**Aim of the task**
Reproduce exactly the lines starting at the line that contains "Generate a web" and ending at the line that contains "const yAxisTitle = 'Colony-forming". Omit pictures.

[Entries with chart source code]
>>>>>
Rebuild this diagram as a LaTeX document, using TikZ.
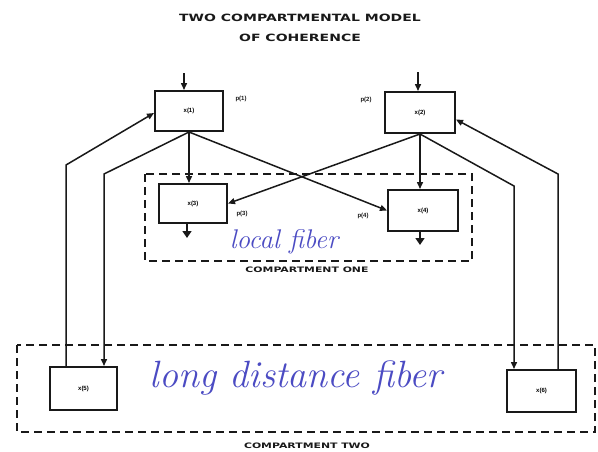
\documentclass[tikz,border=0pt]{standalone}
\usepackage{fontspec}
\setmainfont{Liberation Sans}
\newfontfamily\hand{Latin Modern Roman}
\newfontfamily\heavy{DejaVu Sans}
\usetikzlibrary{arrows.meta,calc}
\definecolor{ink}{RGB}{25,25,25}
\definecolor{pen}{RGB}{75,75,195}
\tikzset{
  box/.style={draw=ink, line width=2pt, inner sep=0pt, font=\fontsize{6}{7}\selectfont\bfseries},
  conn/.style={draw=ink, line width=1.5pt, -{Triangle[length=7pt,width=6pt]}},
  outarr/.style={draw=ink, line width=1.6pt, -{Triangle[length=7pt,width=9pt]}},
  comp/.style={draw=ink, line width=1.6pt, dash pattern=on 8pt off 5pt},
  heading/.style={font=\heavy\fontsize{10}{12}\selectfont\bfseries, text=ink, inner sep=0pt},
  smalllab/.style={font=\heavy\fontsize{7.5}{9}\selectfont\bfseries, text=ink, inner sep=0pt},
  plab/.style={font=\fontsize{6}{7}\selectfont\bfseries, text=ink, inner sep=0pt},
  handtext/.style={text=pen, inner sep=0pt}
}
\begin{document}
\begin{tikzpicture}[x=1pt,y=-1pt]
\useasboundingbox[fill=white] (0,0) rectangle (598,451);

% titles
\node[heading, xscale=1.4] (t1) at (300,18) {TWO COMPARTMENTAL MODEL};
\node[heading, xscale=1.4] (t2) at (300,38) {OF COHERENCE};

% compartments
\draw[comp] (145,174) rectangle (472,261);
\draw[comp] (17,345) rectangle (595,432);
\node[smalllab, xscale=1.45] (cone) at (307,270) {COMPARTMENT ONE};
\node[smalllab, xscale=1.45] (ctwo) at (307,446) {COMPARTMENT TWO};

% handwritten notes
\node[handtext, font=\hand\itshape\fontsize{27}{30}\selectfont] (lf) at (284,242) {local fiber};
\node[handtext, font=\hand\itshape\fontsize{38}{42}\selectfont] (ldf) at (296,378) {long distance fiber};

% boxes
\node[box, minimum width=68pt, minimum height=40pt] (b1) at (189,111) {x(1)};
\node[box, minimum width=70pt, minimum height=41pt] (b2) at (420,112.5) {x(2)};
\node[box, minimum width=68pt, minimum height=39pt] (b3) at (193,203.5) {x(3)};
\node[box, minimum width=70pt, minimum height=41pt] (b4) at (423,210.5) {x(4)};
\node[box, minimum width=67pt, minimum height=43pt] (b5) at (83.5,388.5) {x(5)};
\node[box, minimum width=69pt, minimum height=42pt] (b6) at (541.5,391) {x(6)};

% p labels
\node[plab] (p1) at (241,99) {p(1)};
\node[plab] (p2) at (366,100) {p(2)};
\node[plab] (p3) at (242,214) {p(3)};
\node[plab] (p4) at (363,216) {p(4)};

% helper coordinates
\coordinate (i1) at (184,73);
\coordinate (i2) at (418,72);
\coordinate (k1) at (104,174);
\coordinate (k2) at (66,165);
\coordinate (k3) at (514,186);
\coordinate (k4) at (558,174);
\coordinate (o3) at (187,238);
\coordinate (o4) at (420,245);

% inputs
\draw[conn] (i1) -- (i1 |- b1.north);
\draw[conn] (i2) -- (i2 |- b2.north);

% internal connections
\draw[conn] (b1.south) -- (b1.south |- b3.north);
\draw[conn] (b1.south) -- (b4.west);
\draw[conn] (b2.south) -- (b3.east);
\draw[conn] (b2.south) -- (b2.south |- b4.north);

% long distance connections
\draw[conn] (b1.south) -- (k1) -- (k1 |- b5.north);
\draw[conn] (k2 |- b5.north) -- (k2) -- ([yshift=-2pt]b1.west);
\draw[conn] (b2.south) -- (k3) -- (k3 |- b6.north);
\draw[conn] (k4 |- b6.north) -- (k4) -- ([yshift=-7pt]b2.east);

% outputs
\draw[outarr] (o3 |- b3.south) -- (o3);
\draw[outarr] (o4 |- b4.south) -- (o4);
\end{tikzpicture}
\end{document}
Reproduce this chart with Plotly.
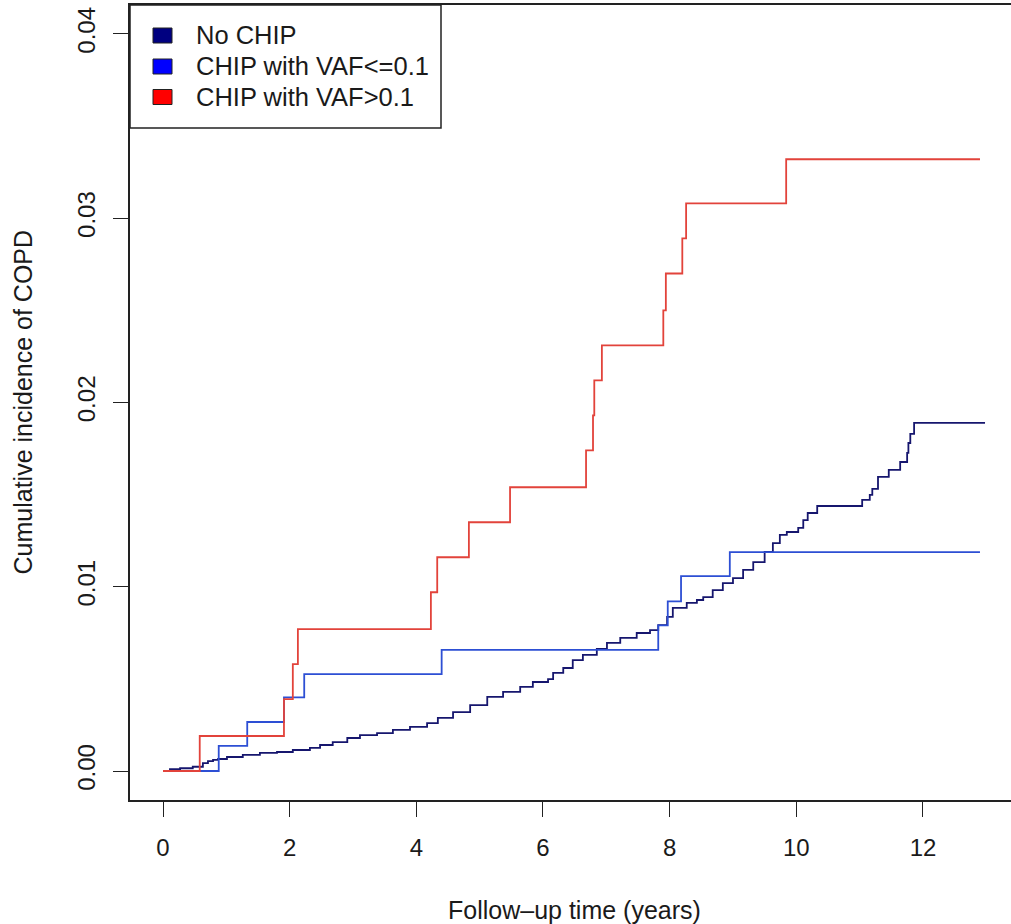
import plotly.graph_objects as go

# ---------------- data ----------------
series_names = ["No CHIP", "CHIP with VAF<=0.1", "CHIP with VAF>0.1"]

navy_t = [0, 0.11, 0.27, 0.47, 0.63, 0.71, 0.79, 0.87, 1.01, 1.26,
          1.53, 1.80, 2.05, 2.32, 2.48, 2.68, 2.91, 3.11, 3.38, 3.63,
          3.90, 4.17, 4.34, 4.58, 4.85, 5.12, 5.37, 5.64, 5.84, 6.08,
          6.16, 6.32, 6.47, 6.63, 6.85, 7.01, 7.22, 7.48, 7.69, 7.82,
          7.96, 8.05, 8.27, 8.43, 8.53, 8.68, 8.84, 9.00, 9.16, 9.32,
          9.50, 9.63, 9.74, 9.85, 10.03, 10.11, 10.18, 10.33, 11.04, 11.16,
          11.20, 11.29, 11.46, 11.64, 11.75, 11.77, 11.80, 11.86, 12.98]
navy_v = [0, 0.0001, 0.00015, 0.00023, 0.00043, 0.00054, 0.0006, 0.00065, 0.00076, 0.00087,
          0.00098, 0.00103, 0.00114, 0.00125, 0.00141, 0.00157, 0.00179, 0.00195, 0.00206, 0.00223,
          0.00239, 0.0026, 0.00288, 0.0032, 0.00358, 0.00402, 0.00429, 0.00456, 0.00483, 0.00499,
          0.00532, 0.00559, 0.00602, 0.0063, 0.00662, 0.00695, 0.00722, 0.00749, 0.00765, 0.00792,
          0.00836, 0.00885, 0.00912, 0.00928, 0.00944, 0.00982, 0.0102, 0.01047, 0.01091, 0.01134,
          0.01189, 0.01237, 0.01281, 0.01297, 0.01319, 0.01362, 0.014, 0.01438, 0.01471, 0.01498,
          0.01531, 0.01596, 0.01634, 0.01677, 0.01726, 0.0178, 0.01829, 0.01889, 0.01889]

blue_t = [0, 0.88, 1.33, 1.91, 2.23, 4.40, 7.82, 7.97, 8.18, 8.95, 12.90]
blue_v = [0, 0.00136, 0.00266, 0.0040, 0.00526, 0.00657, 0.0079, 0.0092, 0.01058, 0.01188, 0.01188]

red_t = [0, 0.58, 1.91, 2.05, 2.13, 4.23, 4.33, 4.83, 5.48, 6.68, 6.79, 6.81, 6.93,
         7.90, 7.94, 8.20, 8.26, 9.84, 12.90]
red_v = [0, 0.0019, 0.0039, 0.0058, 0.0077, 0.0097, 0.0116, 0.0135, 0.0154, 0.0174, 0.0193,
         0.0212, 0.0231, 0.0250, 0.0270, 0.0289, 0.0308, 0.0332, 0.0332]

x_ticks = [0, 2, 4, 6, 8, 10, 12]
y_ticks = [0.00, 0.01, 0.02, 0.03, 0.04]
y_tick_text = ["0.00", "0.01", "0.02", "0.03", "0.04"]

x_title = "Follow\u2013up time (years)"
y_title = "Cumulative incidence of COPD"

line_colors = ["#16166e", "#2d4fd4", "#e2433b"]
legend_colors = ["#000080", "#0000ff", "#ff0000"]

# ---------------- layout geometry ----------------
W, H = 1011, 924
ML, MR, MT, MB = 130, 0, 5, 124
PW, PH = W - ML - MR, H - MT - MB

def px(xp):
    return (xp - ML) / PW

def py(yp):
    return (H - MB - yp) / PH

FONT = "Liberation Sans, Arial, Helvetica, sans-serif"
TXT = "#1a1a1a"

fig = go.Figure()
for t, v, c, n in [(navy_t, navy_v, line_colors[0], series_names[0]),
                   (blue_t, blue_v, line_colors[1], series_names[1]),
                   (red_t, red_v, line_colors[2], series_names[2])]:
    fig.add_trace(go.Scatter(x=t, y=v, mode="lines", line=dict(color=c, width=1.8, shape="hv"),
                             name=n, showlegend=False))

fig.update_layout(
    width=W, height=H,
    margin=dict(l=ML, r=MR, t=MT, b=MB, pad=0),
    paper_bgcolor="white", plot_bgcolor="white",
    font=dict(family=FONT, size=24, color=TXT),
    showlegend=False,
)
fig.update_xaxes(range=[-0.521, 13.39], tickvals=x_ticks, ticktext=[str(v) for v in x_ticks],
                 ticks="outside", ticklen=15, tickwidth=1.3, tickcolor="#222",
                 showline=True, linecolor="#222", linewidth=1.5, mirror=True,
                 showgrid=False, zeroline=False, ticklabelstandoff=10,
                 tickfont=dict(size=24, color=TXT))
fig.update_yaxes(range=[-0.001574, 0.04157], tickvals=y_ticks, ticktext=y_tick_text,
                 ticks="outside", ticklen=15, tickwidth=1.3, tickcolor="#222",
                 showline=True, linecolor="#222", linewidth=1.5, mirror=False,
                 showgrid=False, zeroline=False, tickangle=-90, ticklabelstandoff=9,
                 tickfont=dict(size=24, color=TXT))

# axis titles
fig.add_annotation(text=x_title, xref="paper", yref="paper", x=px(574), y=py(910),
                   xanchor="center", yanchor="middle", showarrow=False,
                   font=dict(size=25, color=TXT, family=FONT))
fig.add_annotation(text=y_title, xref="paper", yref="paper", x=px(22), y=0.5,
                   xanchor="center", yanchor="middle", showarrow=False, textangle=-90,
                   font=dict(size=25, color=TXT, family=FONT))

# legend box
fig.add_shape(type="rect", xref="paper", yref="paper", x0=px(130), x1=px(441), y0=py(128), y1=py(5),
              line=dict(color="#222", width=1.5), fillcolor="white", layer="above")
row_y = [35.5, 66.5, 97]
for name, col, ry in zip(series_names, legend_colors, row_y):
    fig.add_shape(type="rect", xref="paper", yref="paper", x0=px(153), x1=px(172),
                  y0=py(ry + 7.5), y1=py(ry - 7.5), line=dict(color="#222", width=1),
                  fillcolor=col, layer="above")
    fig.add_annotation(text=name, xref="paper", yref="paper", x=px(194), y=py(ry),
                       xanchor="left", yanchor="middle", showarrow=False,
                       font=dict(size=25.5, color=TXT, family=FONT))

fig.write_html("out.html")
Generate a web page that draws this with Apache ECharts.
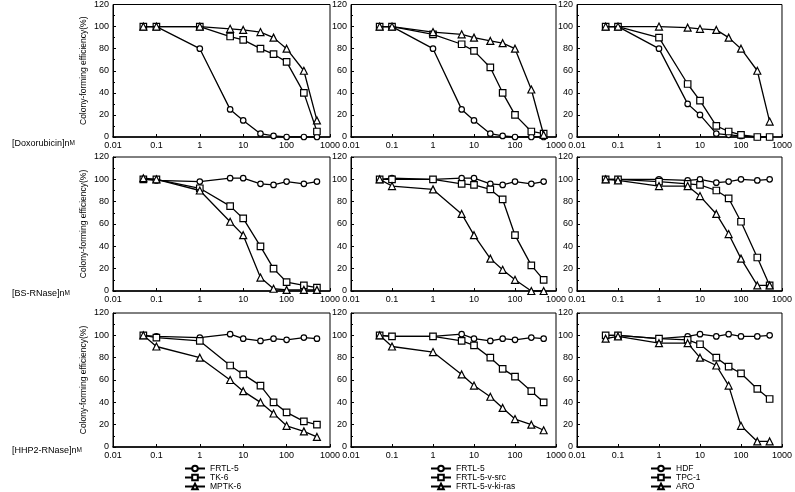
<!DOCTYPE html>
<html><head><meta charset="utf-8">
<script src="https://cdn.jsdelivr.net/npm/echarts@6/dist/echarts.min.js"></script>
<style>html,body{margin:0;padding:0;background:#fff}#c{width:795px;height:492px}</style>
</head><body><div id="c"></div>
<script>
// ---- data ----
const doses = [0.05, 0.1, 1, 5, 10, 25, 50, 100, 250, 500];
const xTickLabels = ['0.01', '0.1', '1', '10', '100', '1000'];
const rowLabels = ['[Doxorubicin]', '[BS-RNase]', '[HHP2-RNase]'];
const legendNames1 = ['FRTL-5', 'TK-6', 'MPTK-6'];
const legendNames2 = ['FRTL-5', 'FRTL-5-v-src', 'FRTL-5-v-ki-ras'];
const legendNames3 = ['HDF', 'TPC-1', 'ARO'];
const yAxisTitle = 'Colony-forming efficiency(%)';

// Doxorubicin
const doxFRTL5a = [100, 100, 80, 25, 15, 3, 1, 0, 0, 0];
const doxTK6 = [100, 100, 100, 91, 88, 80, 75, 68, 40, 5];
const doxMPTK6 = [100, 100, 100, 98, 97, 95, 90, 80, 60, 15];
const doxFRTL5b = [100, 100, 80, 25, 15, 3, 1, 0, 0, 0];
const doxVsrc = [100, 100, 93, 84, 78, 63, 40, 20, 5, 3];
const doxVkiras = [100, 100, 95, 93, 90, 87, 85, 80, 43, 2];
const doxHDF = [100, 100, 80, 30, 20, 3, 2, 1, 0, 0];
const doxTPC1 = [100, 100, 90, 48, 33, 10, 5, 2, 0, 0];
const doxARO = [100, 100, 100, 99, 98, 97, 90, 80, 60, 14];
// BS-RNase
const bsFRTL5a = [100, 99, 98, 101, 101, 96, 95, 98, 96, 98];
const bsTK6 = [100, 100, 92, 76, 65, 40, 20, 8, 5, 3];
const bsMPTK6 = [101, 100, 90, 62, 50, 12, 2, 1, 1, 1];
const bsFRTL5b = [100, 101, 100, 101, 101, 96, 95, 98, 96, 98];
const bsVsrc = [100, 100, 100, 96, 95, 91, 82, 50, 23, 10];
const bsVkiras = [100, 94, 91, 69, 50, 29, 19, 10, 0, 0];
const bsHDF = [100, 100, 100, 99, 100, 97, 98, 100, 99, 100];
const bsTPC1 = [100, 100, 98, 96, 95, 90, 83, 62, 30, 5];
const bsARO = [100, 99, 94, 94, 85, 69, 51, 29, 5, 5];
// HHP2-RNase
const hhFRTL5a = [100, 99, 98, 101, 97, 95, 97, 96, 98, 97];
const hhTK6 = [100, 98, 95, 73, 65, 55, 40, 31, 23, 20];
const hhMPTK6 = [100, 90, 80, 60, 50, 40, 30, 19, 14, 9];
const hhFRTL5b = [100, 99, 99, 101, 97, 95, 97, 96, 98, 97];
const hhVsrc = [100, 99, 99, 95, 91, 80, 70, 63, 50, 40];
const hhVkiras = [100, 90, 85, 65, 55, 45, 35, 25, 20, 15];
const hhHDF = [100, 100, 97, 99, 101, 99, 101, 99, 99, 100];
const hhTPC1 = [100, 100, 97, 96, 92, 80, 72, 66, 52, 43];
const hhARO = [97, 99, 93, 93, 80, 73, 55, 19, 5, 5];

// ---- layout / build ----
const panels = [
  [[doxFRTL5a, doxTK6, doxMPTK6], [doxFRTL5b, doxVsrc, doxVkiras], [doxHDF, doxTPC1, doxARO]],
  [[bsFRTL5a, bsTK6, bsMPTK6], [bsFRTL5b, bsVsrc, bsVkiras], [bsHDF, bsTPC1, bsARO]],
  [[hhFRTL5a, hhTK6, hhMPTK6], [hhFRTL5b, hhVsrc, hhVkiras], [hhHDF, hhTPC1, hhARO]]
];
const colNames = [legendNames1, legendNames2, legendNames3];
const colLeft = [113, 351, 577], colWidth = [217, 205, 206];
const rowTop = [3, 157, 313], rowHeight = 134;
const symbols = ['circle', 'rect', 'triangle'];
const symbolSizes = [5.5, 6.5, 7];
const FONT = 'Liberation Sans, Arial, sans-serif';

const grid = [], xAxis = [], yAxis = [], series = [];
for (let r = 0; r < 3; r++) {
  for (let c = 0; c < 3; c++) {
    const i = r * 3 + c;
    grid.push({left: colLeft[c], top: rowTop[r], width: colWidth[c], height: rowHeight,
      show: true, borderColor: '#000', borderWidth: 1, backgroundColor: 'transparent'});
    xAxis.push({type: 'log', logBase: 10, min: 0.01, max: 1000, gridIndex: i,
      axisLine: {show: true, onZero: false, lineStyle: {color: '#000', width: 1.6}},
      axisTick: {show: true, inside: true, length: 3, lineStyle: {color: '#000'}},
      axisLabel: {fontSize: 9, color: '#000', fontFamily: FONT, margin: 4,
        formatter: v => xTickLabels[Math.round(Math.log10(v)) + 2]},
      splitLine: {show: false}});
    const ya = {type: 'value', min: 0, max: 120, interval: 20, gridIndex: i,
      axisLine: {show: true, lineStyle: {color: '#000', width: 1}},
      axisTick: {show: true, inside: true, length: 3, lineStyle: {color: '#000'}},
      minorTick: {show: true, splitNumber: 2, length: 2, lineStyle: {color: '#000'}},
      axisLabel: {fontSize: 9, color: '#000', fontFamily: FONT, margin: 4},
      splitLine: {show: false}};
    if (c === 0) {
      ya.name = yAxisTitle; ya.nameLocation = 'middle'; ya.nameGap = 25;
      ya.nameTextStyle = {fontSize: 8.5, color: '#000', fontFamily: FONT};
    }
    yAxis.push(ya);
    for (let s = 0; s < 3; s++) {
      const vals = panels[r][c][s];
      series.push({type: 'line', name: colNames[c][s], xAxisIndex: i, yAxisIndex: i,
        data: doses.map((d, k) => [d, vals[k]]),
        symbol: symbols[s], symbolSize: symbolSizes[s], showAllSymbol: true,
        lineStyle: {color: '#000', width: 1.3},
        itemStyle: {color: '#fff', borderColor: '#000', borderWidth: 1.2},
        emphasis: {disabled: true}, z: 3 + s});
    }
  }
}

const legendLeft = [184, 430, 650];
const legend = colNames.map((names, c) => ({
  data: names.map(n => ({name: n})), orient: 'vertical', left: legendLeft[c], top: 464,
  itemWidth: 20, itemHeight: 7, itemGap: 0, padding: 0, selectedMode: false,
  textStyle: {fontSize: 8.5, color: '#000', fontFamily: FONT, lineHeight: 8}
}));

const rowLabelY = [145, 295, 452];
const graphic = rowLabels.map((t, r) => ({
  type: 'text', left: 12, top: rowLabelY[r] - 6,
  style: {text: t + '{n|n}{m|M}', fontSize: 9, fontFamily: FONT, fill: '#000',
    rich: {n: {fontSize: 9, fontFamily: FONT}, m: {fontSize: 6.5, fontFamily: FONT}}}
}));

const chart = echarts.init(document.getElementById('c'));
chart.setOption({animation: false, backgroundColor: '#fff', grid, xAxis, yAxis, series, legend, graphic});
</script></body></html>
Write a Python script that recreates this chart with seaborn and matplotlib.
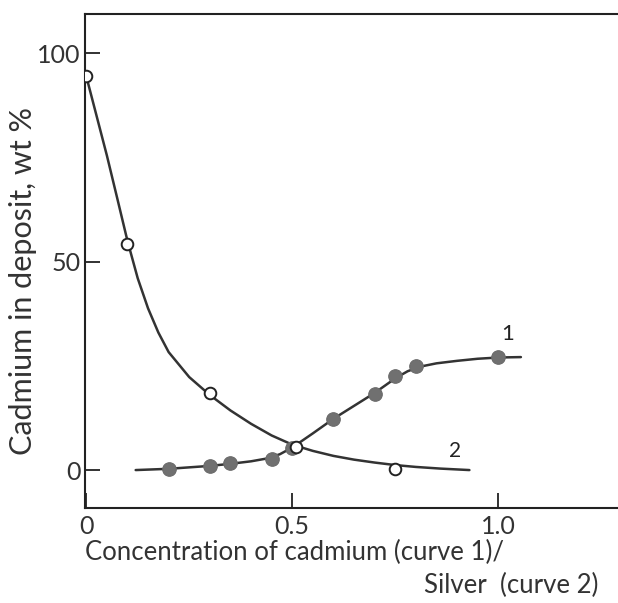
<<<<<
**Written solution**
Generate a web page that draws this with Apache ECharts.
<!DOCTYPE html>
<html><head><meta charset="utf-8">
<script src="https://cdn.jsdelivr.net/npm/echarts@6/dist/echarts.min.js"></script>
<style>html,body{margin:0;padding:0;background:#fff}#c{width:795px;height:492px}</style>
</head><body><div id="c"></div>
<script>
// ---- data ----
const doses = [0.05, 0.1, 1, 5, 10, 25, 50, 100, 250, 500];
const xTickLabels = ['0.01', '0.1', '1', '10', '100', '1000'];
const rowLabels = ['[Doxorubicin]', '[BS-RNase]', '[HHP2-RNase]'];
const legendNames1 = ['FRTL-5', 'TK-6', 'MPTK-6'];
const legendNames2 = ['FRTL-5', 'FRTL-5-v-src', 'FRTL-5-v-ki-ras'];
const legendNames3 = ['HDF', 'TPC-1', 'ARO'];
const yAxisTitle = 'Colony-forming efficiency(%)';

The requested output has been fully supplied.